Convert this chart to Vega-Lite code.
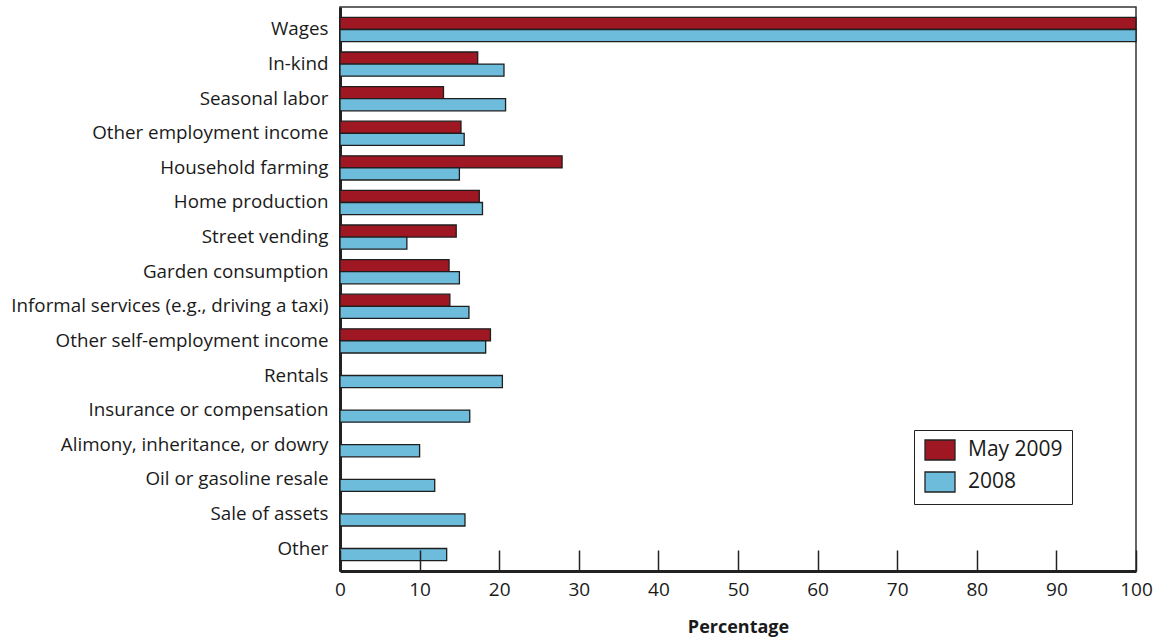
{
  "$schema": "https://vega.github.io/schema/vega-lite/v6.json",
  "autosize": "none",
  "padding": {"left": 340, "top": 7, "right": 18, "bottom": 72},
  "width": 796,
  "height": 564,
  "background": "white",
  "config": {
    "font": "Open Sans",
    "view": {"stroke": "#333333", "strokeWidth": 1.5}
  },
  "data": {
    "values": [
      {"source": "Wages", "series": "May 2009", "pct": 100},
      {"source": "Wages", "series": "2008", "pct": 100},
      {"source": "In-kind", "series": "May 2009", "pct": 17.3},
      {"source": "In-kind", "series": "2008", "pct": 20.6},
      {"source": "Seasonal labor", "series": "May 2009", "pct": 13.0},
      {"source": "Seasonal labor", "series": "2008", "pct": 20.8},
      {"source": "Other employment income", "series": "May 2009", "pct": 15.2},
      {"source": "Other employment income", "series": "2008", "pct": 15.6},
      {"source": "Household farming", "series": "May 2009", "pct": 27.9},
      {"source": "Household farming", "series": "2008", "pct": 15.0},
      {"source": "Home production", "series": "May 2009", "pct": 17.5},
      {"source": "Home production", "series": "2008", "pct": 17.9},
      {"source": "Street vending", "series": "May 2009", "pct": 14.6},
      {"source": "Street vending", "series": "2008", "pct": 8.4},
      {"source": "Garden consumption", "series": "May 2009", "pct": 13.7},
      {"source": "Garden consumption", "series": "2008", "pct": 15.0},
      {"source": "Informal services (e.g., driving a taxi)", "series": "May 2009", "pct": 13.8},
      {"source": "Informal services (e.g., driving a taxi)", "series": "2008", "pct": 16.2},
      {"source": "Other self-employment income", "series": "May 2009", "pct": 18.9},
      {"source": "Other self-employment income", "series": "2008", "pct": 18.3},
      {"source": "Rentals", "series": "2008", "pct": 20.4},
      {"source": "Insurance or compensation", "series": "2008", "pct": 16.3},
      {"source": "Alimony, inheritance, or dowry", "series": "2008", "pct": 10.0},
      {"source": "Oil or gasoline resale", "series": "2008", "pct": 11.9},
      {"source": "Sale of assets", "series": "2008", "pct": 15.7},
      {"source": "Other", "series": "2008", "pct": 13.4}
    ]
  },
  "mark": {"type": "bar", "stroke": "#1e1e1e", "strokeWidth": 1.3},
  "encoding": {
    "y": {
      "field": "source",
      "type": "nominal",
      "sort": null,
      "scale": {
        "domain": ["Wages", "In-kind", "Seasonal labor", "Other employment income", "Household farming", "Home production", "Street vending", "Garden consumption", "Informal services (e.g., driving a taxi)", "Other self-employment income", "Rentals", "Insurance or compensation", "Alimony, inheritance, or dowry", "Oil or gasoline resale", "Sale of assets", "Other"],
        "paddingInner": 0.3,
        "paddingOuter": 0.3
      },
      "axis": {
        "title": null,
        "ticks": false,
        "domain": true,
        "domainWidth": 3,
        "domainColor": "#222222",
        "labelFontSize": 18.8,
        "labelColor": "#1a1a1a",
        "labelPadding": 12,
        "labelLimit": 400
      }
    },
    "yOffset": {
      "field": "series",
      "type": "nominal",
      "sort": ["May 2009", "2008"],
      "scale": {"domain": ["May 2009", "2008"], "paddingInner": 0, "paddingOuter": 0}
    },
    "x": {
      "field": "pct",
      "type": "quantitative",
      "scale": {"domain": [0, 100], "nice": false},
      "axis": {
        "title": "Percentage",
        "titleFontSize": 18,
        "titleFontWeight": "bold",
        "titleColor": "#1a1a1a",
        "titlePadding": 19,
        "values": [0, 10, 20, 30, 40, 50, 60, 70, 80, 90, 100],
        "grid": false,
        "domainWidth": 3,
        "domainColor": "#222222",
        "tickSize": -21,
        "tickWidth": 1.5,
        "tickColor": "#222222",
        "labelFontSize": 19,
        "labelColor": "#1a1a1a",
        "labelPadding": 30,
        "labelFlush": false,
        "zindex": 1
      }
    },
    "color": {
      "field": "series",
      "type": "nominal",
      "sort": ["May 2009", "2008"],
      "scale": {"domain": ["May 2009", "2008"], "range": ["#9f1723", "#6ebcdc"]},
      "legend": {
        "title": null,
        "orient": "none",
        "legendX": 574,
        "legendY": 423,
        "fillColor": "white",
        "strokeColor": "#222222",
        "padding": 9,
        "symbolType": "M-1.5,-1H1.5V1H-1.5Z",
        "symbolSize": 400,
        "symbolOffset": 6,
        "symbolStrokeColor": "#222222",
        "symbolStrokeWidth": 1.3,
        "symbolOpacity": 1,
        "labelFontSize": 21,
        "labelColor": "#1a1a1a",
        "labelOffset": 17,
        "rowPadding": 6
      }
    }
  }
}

-*-*-

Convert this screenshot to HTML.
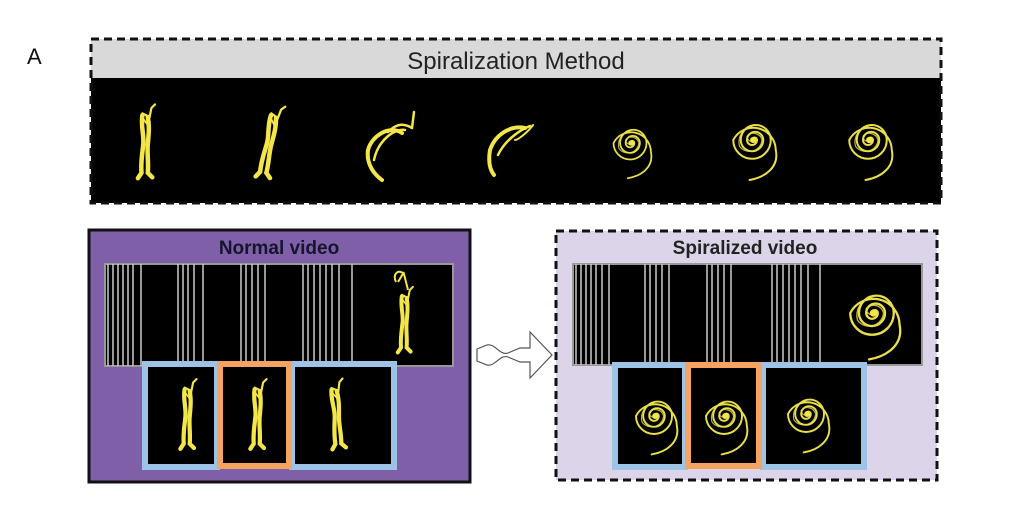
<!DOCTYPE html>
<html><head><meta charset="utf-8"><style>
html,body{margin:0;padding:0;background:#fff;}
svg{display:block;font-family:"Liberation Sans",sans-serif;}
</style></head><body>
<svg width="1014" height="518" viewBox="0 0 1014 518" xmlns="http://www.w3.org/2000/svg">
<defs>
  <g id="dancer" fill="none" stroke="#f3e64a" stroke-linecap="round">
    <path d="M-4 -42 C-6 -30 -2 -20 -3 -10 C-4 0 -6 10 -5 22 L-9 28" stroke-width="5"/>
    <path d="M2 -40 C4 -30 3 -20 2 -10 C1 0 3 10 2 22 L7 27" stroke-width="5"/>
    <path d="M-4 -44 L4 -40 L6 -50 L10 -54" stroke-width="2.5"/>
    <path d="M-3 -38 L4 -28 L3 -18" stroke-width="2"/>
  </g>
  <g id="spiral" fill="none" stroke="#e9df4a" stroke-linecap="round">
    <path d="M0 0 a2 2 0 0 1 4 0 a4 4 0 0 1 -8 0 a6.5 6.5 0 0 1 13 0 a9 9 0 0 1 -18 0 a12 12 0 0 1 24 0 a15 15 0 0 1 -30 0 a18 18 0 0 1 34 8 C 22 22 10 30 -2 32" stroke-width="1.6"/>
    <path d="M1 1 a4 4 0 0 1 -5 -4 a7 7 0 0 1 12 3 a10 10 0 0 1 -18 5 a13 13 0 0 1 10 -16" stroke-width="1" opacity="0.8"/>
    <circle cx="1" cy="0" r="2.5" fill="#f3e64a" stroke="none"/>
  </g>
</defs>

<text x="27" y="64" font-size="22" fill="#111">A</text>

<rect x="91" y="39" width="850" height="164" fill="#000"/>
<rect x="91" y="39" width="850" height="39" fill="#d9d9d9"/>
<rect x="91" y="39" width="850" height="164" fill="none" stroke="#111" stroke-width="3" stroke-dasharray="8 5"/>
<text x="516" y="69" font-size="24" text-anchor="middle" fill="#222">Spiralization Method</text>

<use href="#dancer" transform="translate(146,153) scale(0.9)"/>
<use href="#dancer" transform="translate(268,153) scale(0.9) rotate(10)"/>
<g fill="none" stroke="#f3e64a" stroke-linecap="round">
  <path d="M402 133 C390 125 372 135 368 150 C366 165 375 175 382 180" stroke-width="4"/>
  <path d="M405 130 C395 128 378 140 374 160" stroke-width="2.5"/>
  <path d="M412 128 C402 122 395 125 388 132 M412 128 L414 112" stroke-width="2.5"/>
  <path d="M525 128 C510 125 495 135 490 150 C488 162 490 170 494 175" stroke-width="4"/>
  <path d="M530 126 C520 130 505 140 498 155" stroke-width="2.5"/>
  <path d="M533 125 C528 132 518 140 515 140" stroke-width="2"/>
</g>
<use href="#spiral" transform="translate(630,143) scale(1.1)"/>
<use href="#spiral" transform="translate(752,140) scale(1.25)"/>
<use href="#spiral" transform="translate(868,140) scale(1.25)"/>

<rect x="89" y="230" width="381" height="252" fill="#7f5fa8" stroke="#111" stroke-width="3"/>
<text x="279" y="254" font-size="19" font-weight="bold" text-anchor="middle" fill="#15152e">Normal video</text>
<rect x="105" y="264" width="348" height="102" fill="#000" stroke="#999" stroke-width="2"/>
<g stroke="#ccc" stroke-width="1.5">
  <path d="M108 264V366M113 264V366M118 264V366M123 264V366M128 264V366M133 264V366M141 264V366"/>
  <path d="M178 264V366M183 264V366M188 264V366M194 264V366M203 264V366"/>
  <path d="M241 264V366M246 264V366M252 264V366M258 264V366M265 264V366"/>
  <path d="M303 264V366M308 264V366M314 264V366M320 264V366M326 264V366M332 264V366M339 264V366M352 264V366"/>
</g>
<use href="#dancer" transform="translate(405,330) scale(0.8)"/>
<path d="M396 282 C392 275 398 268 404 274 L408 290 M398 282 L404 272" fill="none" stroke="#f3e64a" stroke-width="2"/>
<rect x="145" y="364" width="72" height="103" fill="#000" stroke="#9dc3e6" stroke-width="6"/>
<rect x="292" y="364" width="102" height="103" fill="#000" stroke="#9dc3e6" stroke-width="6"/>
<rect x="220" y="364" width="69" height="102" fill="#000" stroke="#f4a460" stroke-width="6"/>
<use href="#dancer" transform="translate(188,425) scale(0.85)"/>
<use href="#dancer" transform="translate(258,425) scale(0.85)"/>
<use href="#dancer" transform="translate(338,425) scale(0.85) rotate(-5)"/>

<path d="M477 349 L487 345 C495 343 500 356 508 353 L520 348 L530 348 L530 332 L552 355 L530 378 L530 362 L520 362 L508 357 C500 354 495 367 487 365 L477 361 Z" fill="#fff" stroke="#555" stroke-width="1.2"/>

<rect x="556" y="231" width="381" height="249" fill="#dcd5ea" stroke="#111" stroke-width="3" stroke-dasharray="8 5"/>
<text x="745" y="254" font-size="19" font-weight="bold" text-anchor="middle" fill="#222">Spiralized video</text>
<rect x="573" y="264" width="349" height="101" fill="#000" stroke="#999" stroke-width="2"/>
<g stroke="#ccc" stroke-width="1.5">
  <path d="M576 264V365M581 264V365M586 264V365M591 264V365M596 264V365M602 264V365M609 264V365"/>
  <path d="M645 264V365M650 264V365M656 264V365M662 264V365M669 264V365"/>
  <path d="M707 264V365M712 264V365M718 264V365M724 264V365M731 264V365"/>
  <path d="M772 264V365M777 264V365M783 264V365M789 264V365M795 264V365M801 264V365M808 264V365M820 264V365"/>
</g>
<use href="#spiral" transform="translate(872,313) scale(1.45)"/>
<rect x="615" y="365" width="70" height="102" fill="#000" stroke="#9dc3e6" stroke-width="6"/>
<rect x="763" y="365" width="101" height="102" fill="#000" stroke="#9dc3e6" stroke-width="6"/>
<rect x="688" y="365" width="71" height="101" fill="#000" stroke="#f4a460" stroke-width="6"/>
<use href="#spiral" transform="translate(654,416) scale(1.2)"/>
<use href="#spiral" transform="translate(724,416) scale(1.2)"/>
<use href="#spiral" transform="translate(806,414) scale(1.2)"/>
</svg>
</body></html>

-*-*-

[Set task]
Say how many lines in the records contain the string "this", and say nothing else.

[Response]
2